*Exercise instructions*: The lines to be extracted run from the start of the listing through the line containing "const redErr = [14, 11, 11, 11];"; copy them exactly and nothing else.

*Information shown*:

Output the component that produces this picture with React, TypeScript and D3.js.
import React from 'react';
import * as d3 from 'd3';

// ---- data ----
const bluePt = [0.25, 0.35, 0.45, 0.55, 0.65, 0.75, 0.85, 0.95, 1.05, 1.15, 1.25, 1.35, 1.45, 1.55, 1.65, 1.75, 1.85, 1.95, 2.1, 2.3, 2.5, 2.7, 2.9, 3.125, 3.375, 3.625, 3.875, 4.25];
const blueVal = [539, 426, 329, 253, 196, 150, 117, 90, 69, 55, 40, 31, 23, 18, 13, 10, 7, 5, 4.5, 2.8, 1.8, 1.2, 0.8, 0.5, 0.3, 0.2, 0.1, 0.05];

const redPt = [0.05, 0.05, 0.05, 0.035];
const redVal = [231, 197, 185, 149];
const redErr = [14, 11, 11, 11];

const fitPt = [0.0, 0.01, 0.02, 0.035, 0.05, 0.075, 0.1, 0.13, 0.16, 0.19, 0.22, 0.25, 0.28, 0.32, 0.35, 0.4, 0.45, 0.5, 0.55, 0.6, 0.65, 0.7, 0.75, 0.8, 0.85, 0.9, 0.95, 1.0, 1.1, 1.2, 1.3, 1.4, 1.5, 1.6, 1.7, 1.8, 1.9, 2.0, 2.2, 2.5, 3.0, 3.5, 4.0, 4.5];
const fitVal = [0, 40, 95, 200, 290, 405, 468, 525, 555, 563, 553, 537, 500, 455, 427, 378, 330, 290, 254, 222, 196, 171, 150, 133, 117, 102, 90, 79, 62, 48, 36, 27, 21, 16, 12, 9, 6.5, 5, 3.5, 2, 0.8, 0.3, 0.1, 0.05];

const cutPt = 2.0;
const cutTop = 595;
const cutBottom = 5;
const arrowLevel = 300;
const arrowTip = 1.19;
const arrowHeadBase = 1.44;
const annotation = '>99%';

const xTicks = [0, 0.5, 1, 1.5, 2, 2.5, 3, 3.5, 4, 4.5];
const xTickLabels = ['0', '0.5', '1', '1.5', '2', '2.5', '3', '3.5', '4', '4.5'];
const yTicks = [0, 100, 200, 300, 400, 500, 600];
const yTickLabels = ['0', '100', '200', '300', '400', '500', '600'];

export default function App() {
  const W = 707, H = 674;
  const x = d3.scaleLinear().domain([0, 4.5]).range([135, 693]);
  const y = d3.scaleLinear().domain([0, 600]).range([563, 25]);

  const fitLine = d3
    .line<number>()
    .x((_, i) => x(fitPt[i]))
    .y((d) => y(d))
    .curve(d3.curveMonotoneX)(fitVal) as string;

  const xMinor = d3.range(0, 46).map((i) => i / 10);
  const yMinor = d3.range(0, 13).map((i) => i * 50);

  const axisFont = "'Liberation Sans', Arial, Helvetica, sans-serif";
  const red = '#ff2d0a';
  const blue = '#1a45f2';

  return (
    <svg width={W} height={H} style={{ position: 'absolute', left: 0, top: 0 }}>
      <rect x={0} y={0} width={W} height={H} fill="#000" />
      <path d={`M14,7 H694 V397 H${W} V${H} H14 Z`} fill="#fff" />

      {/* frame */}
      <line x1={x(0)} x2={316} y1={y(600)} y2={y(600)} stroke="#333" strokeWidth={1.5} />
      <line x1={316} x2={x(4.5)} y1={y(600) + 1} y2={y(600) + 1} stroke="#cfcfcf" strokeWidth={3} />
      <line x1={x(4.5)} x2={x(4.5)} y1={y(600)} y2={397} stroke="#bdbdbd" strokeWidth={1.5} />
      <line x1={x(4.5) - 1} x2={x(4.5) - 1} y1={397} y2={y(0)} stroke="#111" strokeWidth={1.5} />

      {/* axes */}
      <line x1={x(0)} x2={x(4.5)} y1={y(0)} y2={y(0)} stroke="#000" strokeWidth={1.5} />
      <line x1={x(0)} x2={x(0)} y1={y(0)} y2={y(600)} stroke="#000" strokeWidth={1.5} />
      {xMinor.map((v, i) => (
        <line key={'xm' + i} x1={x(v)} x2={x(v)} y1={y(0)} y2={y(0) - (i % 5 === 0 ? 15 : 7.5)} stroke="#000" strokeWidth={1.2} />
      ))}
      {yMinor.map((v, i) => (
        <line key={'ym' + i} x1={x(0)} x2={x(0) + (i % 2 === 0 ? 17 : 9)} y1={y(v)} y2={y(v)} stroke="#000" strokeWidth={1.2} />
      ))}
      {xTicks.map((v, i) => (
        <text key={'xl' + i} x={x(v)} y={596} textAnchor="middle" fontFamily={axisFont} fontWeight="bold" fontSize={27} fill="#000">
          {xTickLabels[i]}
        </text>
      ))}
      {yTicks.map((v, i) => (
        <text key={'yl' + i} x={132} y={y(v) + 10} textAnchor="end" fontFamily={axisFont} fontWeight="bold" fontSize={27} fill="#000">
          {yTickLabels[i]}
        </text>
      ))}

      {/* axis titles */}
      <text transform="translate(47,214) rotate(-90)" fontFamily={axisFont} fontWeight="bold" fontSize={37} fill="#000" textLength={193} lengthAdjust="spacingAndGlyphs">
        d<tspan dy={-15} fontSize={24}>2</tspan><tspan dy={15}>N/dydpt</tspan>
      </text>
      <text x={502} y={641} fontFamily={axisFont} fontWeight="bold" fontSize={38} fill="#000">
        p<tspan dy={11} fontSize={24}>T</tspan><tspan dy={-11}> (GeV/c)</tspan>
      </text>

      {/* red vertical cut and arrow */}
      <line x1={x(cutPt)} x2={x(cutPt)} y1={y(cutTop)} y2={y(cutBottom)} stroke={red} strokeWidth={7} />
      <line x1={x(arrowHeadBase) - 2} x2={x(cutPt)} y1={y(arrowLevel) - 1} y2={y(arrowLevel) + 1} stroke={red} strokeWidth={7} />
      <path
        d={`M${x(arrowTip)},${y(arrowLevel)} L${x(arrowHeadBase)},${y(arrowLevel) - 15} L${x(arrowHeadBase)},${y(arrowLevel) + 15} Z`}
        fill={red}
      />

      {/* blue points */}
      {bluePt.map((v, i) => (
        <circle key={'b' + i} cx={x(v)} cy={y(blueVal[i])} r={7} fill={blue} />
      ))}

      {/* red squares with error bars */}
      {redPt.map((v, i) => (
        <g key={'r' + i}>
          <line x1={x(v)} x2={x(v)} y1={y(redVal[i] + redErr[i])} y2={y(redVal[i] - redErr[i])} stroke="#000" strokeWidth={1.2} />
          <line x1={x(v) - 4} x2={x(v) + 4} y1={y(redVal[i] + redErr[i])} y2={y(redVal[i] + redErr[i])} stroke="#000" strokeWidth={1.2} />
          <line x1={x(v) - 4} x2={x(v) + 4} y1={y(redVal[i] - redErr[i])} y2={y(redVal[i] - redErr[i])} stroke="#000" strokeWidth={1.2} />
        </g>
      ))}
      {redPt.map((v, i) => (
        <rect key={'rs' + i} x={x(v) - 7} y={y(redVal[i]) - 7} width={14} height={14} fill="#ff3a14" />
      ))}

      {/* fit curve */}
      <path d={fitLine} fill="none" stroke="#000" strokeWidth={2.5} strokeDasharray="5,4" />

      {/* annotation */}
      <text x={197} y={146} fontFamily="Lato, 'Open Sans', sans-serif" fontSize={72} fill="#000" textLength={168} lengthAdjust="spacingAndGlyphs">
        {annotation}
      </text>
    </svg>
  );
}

*Response*:
Output the component that produces this picture with React, TypeScript and D3.js.
import React from 'react';
import * as d3 from 'd3';

// ---- data ----
const bluePt = [0.25, 0.35, 0.45, 0.55, 0.65, 0.75, 0.85, 0.95, 1.05, 1.15, 1.25, 1.35, 1.45, 1.55, 1.65, 1.75, 1.85, 1.95, 2.1, 2.3, 2.5, 2.7, 2.9, 3.125, 3.375, 3.625, 3.875, 4.25];
const blueVal = [539, 426, 329, 253, 196, 150, 117, 90, 69, 55, 40, 31, 23, 18, 13, 10, 7, 5, 4.5, 2.8, 1.8, 1.2, 0.8, 0.5, 0.3, 0.2, 0.1, 0.05];

const redPt = [0.05, 0.05, 0.05, 0.035];
const redVal = [231, 197, 185, 149];
const redErr = [14, 11, 11, 11];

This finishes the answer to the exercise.